As you might expect, the combination of an electrical arc, hot metal, and gases poses a range of hazards to welders and other workers in the area, including:

Fire hazards. Welding is just one variety of “hot work,” or work involving active use of an ignition source. If you have an ignition source and breathable air—two legs of the “fire triangle”—you must take care not to have the third leg (flammable and combustible materials) present.

Respiratory hazards. Welding comes with multiple respiratory hazards. The metal being welded, the filler material being used, and any substances on the surface of the object being welded (such as paint) can be vaporized, creating toxic smoke and fumes. The inert gas used to shield the arc can accumulate in the work area, displacing oxygen. The process can also generate carbon monoxide gas at potentially toxic levels.

Eye and skin burns.
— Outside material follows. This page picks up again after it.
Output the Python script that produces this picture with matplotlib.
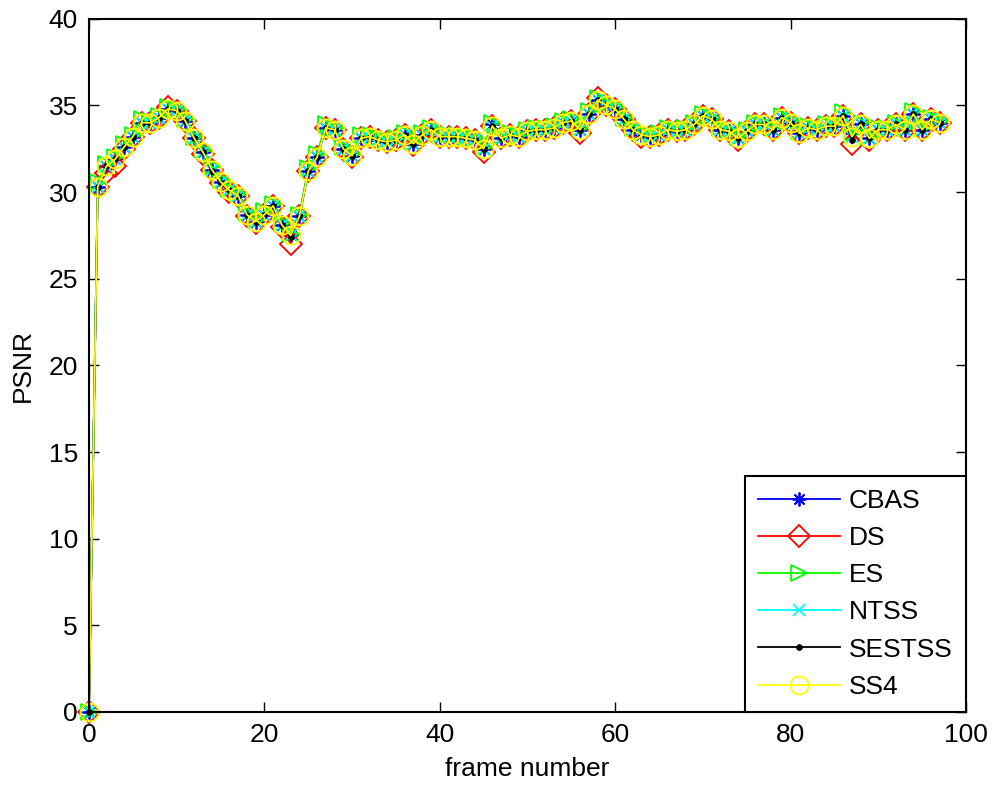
import numpy as np
import matplotlib
matplotlib.use("Agg")
import matplotlib.pyplot as plt

# PSNR per frame for each block-matching search method
frames = list(range(98))

cbas = [0.0, 30.3, 31.5, 31.9, 32.6, 33.2, 34.0, 34.0, 34.3, 34.8,
        34.7, 34.1, 33.1, 32.3, 31.3, 30.6, 30.1, 29.8, 28.7, 28.3,
        28.7, 29.2, 28.1, 27.5, 28.6, 31.2, 32.0, 33.7, 33.6, 32.5,
        32.1, 33.1, 33.2, 33.0, 32.9, 33.0, 33.3, 32.8, 33.3, 33.6,
        33.2, 33.2, 33.2, 33.1, 33.0, 32.5, 33.9, 33.1, 33.3, 33.2,
        33.5, 33.6, 33.6, 33.7, 34.0, 34.1, 33.6, 34.5, 35.3, 35.0,
        34.8, 34.2, 33.6, 33.3, 33.2, 33.3, 33.6, 33.5, 33.6, 33.9,
        34.4, 34.2, 33.6, 33.5, 33.1, 33.5, 33.9, 33.9, 33.6, 34.3,
        34.0, 33.4, 33.7, 33.6, 33.8, 33.8, 34.4, 33.4, 33.9, 33.1,
        33.6, 33.6, 33.9, 33.6, 34.5, 33.6, 34.2, 34.0]

ds = [0.0, 30.3, 31.1, 31.5, 32.5, 33.2, 34.0, 34.0, 34.3, 34.9,
      34.7, 34.1, 33.1, 32.2, 31.3, 30.5, 30.0, 29.8, 28.6, 28.2,
      28.7, 29.2, 28.0, 27.0, 28.6, 31.2, 32.0, 33.7, 33.6, 32.5,
      32.0, 33.1, 33.2, 33.0, 32.9, 33.0, 33.3, 32.7, 33.3, 33.6,
      33.2, 33.2, 33.2, 33.1, 33.0, 32.3, 33.8, 33.1, 33.3, 33.2,
      33.5, 33.6, 33.6, 33.7, 34.0, 34.1, 33.4, 34.5, 35.4, 35.0,
      34.8, 34.2, 33.6, 33.2, 33.2, 33.3, 33.6, 33.5, 33.6, 33.9,
      34.4, 34.2, 33.6, 33.5, 33.0, 33.5, 33.9, 33.9, 33.6, 34.3,
      34.0, 33.4, 33.7, 33.6, 33.8, 33.8, 34.4, 32.8, 33.9, 33.0,
      33.6, 33.6, 33.9, 33.6, 34.5, 33.6, 34.2, 34.0]

es = [0.0, 30.6, 31.6, 32.0, 32.8, 33.3, 34.2, 34.1, 34.4, 34.9,
      34.8, 34.2, 33.2, 32.4, 31.5, 30.7, 30.2, 29.9, 28.8, 28.4,
      28.9, 29.3, 28.2, 27.6, 28.7, 31.4, 32.2, 33.9, 33.7, 32.6,
      32.2, 33.3, 33.3, 33.1, 33.0, 33.1, 33.4, 32.9, 33.4, 33.7,
      33.3, 33.3, 33.3, 33.2, 33.1, 32.6, 34.0, 33.2, 33.4, 33.3,
      33.6, 33.7, 33.7, 33.8, 34.1, 34.2, 33.7, 34.7, 35.4, 35.1,
      34.9, 34.3, 33.7, 33.4, 33.3, 33.4, 33.7, 33.6, 33.7, 34.0,
      34.5, 34.3, 33.7, 33.6, 33.2, 33.6, 34.0, 34.0, 33.7, 34.4,
      34.1, 33.5, 33.8, 33.7, 33.9, 33.9, 34.6, 33.4, 34.0, 33.2,
      33.7, 33.7, 34.0, 33.7, 34.7, 33.7, 34.3, 34.1]

ntss = [0.0, 30.3, 31.5, 31.9, 32.6, 33.2, 34.0, 34.0, 34.3, 34.8,
        34.7, 34.1, 33.1, 32.3, 31.3, 30.6, 30.1, 29.8, 28.7, 28.3,
        28.7, 29.2, 28.1, 27.5, 28.6, 31.2, 32.0, 33.7, 33.6, 32.5,
        32.1, 33.1, 33.2, 33.0, 32.9, 33.0, 33.3, 32.8, 33.3, 33.6,
        33.2, 33.2, 33.2, 33.1, 33.0, 32.5, 33.8, 33.1, 33.3, 33.2,
        33.5, 33.6, 33.6, 33.7, 34.0, 34.1, 33.6, 34.5, 35.3, 35.0,
        34.8, 34.2, 33.6, 33.3, 33.2, 33.3, 33.6, 33.5, 33.6, 33.9,
        34.4, 34.2, 33.6, 33.5, 33.1, 33.5, 33.9, 33.9, 33.6, 34.3,
        34.0, 33.4, 33.7, 33.6, 33.8, 33.8, 34.4, 33.2, 33.9, 33.1,
        33.6, 33.6, 33.9, 33.6, 34.5, 33.6, 34.2, 34.0]

sestss = [0.0, 30.3, 31.5, 31.9, 32.6, 33.2, 34.0, 34.0, 34.3, 34.8,
          34.7, 34.1, 33.1, 32.3, 31.2, 30.5, 30.1, 29.8, 28.7, 28.3,
          28.7, 29.2, 28.1, 27.4, 28.6, 31.2, 32.0, 33.7, 33.6, 32.5,
          32.1, 33.1, 33.2, 33.0, 32.9, 33.0, 33.3, 32.8, 33.3, 33.6,
          33.2, 33.2, 33.2, 33.1, 33.0, 32.5, 33.8, 33.1, 33.3, 33.2,
          33.5, 33.6, 33.6, 33.7, 34.0, 34.1, 33.6, 34.5, 35.3, 35.0,
          34.8, 34.2, 33.6, 33.3, 33.2, 33.3, 33.6, 33.5, 33.6, 33.9,
          34.4, 34.2, 33.6, 33.5, 33.1, 33.5, 33.9, 33.9, 33.6, 34.3,
          34.0, 33.4, 33.7, 33.6, 33.8, 33.8, 34.4, 33.0, 33.9, 33.1,
          33.6, 33.6, 33.9, 33.6, 34.5, 33.6, 34.2, 34.0]

ss4 = [0.0, 30.3, 31.5, 31.9, 32.6, 33.2, 34.0, 34.0, 34.3, 34.8,
       34.7, 34.1, 33.1, 32.3, 31.3, 30.6, 30.1, 29.8, 28.7, 28.3,
       28.7, 29.2, 28.1, 27.5, 28.6, 31.2, 32.0, 33.7, 33.6, 32.5,
       32.1, 33.1, 33.2, 33.0, 32.9, 33.0, 33.3, 32.8, 33.3, 33.6,
       33.2, 33.2, 33.2, 33.1, 33.0, 32.5, 33.8, 33.1, 33.3, 33.2,
       33.5, 33.6, 33.6, 33.7, 34.0, 34.1, 33.6, 34.5, 35.3, 35.0,
       34.8, 34.2, 33.6, 33.3, 33.2, 33.3, 33.6, 33.5, 33.6, 33.9,
       34.4, 34.2, 33.6, 33.5, 33.1, 33.5, 33.9, 33.9, 33.6, 34.3,
       34.0, 33.4, 33.7, 33.6, 33.8, 33.8, 34.4, 33.2, 33.9, 33.1,
       33.6, 33.6, 33.9, 33.6, 34.5, 33.6, 34.2, 34.0]

labels = ["CBAS", "DS", "ES", "NTSS", "SESTSS", "SS4"]
series = [cbas, ds, es, ntss, sestss, ss4]

# matlab-like line specs: '*-b', 'd-r', '>-g', 'x-c', '.-k', 'o-y'
styles = [
    dict(color=(0, 0, 1), marker=(8, 2, 0), ms=10),
    dict(color=(1, 0, 0), marker="D", ms=11),
    dict(color=(0, 1, 0), marker=">", ms=12),
    dict(color=(0, 1, 1), marker="x", ms=8),
    dict(color=(0, 0, 0), marker=".", ms=7),
    dict(color=(1, 1, 0), marker="o", ms=13),
]

plt.rcParams.update({
    "font.family": ["Liberation Sans", "DejaVu Sans"],
    "font.size": 19,
})

fig = plt.figure(figsize=(9.95, 7.87), dpi=100)
ax = fig.add_axes([0.0894, 0.0953, 0.8814, 0.8809])

for y, lab, st in zip(series, labels, styles):
    face = st["color"] if st["marker"] == "." else "none"
    ax.plot(frames, y, "-", color=st["color"], lw=1.3, marker=st["marker"],
            ms=st["ms"], mfc=face, mec=st["color"], mew=1.3, label=lab,
            clip_on=False)

ax.set_xlim(0, 100)
ax.set_ylim(0, 40)
ax.set_xticks(np.arange(0, 101, 20))
ax.set_yticks(np.arange(0, 41, 5))
ax.tick_params(direction="in", top=True, right=True, length=7, width=1.0,
               labelsize=19, pad=8)
for sp in ax.spines.values():
    sp.set_linewidth(1.5)

ax.set_xlabel("frame number", fontsize=19, labelpad=7)
ax.set_ylabel("PSNR", fontsize=19, labelpad=10)

leg = ax.legend(loc="lower right", borderaxespad=0, fancybox=False,
                edgecolor="black", framealpha=1, fontsize=19,
                handlelength=3.1, labelspacing=0.5, borderpad=0.5,
                handletextpad=0.35)
leg.get_frame().set_linewidth(1.5)
leg.set_zorder(5)

fig.savefig("out.png", dpi=100)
The bright, hot arc that melts the metal wire is dangerous to look at directly, capable of causing burns to the cornea (the outer membrane of the eye). This hazard affects welders and anyone in the area who can see the weld zone.

The ultraviolet light generated by the arc can cause sunburn. Drops of melted metal splashed and sprayed from the weld zone can burn exposed skin, and the workpiece itself will be hot to the touch for some time after the weld is completed.

Ergonomic hazards. Welders often position their torch and workpiece with their helmets raised and then jerk their heads to snap the helmet closed as they light the torch.

Repeated frequently over a long period of time, this motion can lead to repetitive motion injuries in welders.

In addition, workpieces that are not optimally positioned or job tasks that require welders to contort their bodies can contribute to ergonomic injuries.